Nature presented itself peacefully to Mabel and Jack in The Snow Child as they built their snow child, and presented itself in all of its viciousness when Jack kills a moose to provide for the winter and must remove its innards. There is a sense of humanity causing a conflict to the eerie peace of nature within this Alaskan wilderness.
This can also be seen in Barbauld’s poem, whereby the snow preserves the fruits and labours of the summer, all the while contemplating its release:
“Sullen he plies his task/And on his shaking fingers counts the weeks/Of lingering Summer, mindful of his hour/To rush in whirlwinds forth, and rule the year” (McCarthy & Kraft 140). Again, the reader cannot help but feel as though they are infringing upon a source of natural power not meant for them.
In both texts, there is a sense of conflict between summer and winter, humanity and wilderness. They co-exist merely because they have no other choice – it is a forceful combination to imprison snow in the summer, just as it is to combine humanity with the properties of the cold Alaskan wilderness.
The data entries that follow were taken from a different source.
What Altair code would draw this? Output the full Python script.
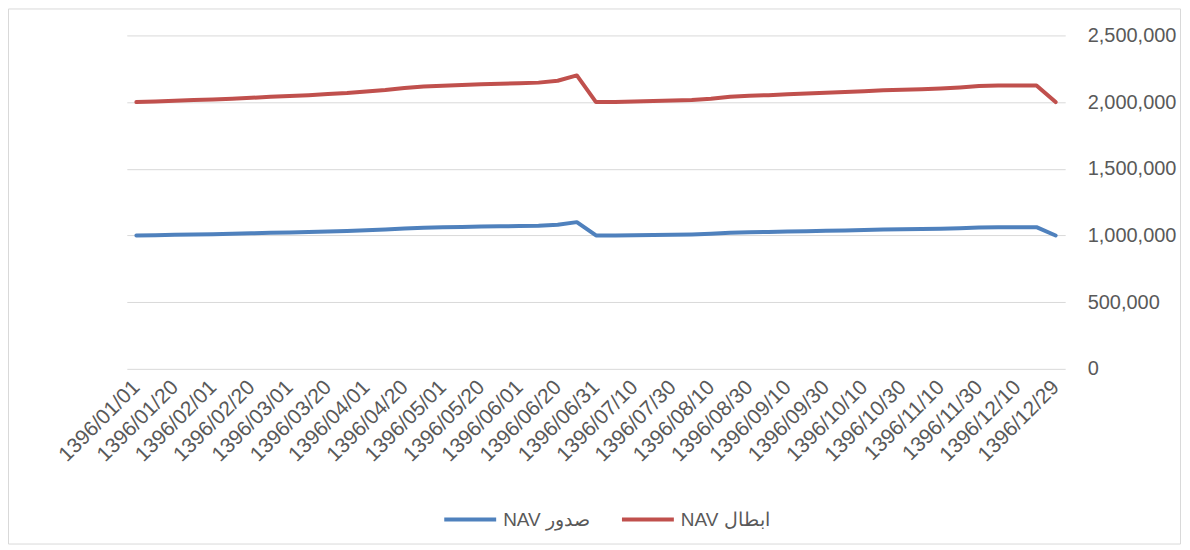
import altair as alt
import pandas as pd

# Category labels (Persian calendar dates), one per data point
dates = [
    "1396/01/01", "1396/01/10", "1396/01/20", "1396/01/31",
    "1396/02/01", "1396/02/10", "1396/02/20", "1396/02/31",
    "1396/03/01", "1396/03/10", "1396/03/20", "1396/03/31",
    "1396/04/01", "1396/04/10", "1396/04/20", "1396/04/31",
    "1396/05/01", "1396/05/10", "1396/05/20", "1396/05/31",
    "1396/06/01", "1396/06/10", "1396/06/20", "1396/06/30", "1396/06/31",
    "1396/07/01", "1396/07/10", "1396/07/20", "1396/07/30",
    "1396/08/01", "1396/08/10", "1396/08/20", "1396/08/30",
    "1396/09/01", "1396/09/10", "1396/09/20", "1396/09/30",
    "1396/10/01", "1396/10/10", "1396/10/20", "1396/10/30",
    "1396/11/01", "1396/11/10", "1396/11/20", "1396/11/30",
    "1396/12/01", "1396/12/10", "1396/12/20", "1396/12/29",
]

# Tick labels shown on the x axis (every other category)
shown_labels = [
    "1396/01/01", "1396/01/20", "1396/02/01", "1396/02/20", "1396/03/01",
    "1396/03/20", "1396/04/01", "1396/04/20", "1396/05/01", "1396/05/20",
    "1396/06/01", "1396/06/20", "1396/06/31", "1396/07/10", "1396/07/30",
    "1396/08/10", "1396/08/30", "1396/09/10", "1396/09/30", "1396/10/10",
    "1396/10/30", "1396/11/10", "1396/11/30", "1396/12/10", "1396/12/29",
]

# Redemption NAV (red series)
nav_redeem = [
    2000000, 2005000, 2010000, 2015000, 2020000, 2025000, 2032000, 2040000,
    2046000, 2052000, 2060000, 2068000, 2080000, 2090000, 2105000, 2117000,
    2122000, 2128000, 2133000, 2138000, 2142000, 2146000, 2160000, 2200000,
    2000000, 2000000, 2005000, 2008000, 2012000, 2016000, 2025000, 2040000,
    2048000, 2052000, 2058000, 2065000, 2070000, 2076000, 2082000, 2088000,
    2092000, 2096000, 2102000, 2110000, 2120000, 2125000, 2125000, 2125000,
    2000000,
]

# Issue NAV (blue series)
nav_issue = [
    1000000, 1002500, 1005000, 1007500, 1010000, 1012500, 1016000, 1020000,
    1023000, 1026000, 1030000, 1034000, 1040000, 1045000, 1052500, 1058500,
    1061000, 1064000, 1066500, 1069000, 1071000, 1073000, 1080000, 1100000,
    1000000, 1000000, 1002500, 1004000, 1006000, 1008000, 1012500, 1020000,
    1024000, 1026000, 1029000, 1032500, 1035000, 1038000, 1041000, 1044000,
    1046000, 1048000, 1051000, 1055000, 1060000, 1062500, 1062500, 1062500,
    1000000,
]

series_names = ["NAV صدور", "NAV ابطال"]
series_colors = ["#4F81BD", "#C0504D"]
y_ticks = [0, 500000, 1000000, 1500000, 2000000, 2500000]

rows = []
for i, d in enumerate(dates):
    rows.append({"date": d, "value": nav_issue[i], "series": series_names[0], "order": i})
    rows.append({"date": d, "value": nav_redeem[i], "series": series_names[1], "order": i})
df = pd.DataFrame(rows)

W, H = 940, 334
FONT = "Liberation Sans"
GREY = "#595959"

lines = alt.Chart(df).mark_line(strokeWidth=4, strokeCap="round", strokeJoin="round").encode(
    x=alt.X(
        "date:N",
        sort=dates,
        scale=alt.Scale(type="point", padding=0.5),
        axis=alt.Axis(
            title=None,
            values=shown_labels,
            labelAngle=315,
            labelAlign="right",
            labelBaseline="middle",
            labelPadding=15,
            labelFontSize=21,
            labelFont=FONT,
            labelColor=GREY,
            ticks=False,
            domain=False,
            grid=False,
            labelOverlap=False,
        ),
    ),
    y=alt.Y(
        "value:Q",
        scale=alt.Scale(domain=[0, 2500000], nice=False),
        axis=alt.Axis(
            title=None,
            orient="right",
            values=y_ticks,
            format=",d",
            labelFontSize=20,
            labelFont=FONT,
            labelColor=GREY,
            labelPadding=22,
            labelAlign="left",
            ticks=False,
            domain=False,
            grid=True,
            gridColor="#D9D9D9",
            gridWidth=1,
        ),
    ),
    color=alt.Color(
        "series:N",
        scale=alt.Scale(domain=series_names, range=series_colors),
        legend=alt.Legend(
            title=None,
            orient="none",
            legendX=316,
            legendY=457,
            direction="horizontal",
            symbolType="stroke",
            symbolSize=2704,
            symbolStrokeWidth=4,
            labelFontSize=19,
            labelFont=FONT,
            labelColor=GREY,
            labelOffset=5,
            columnPadding=24,
        ),
    ),
    detail="series:N",
    order="order:Q",
)

frame = alt.Chart(alt.Data(values=[{"k": 1}])).mark_rect(
    fill="transparent", stroke="#D9D9D9", strokeWidth=1
).encode(
    x=alt.value(-118.5),
    x2=alt.value(W + 115.5),
    y=alt.value(-26.5),
    y2=alt.value(H + 175.5),
)

chart = alt.layer(frame, lines).properties(
    width=W,
    height=H,
    autosize=alt.AutoSizeParams(type="none"),
    padding={"left": 119, "top": 27, "right": 117, "bottom": 177},
    background="white",
).configure_view(stroke=None)

chart.save("out.html", embed_options={"renderer": "svg", "actions": False})
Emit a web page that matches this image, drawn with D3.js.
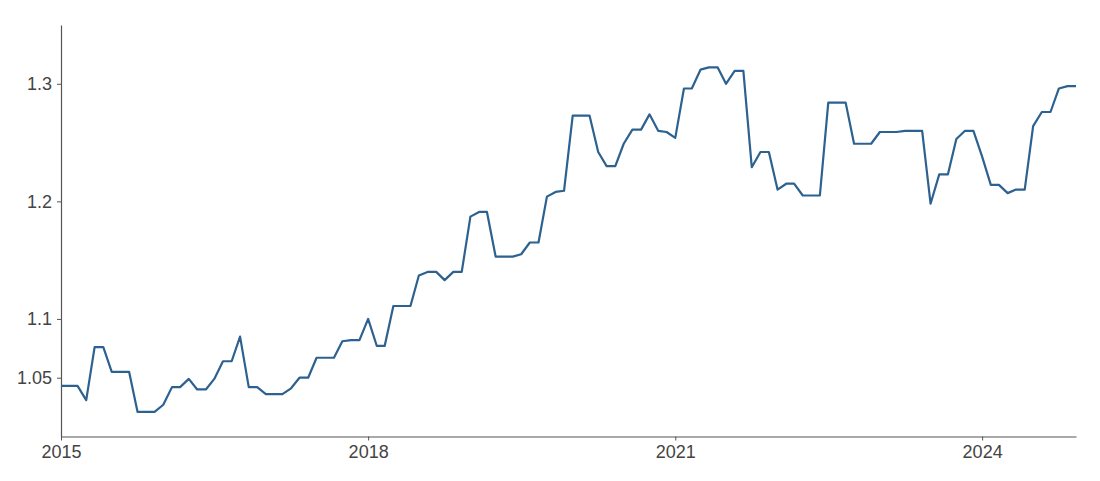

Barbauld’s poem and Ivey’s novel possess a particular beauty in their depiction of nature and wilderness. Though we cannot help but feel, as readers of their texts, that we are infringing upon a beautiful solitude within nature not meant for the eyes of humanity at all.
Barbauld, Anna Letitia. Anna Letitia Barbauld: Selected Poetry & Prose. Ed. William McCarthy and Elizabeth Kraft. New York: Broadview Press, 2002. Print.
Ivey, Eowyn. The Snow Child. New York: Hachette Book Group, 2012. Print.
Plath, Sylvia. The Bell Jar. London: Faber and Faber Limited, 1963. Print.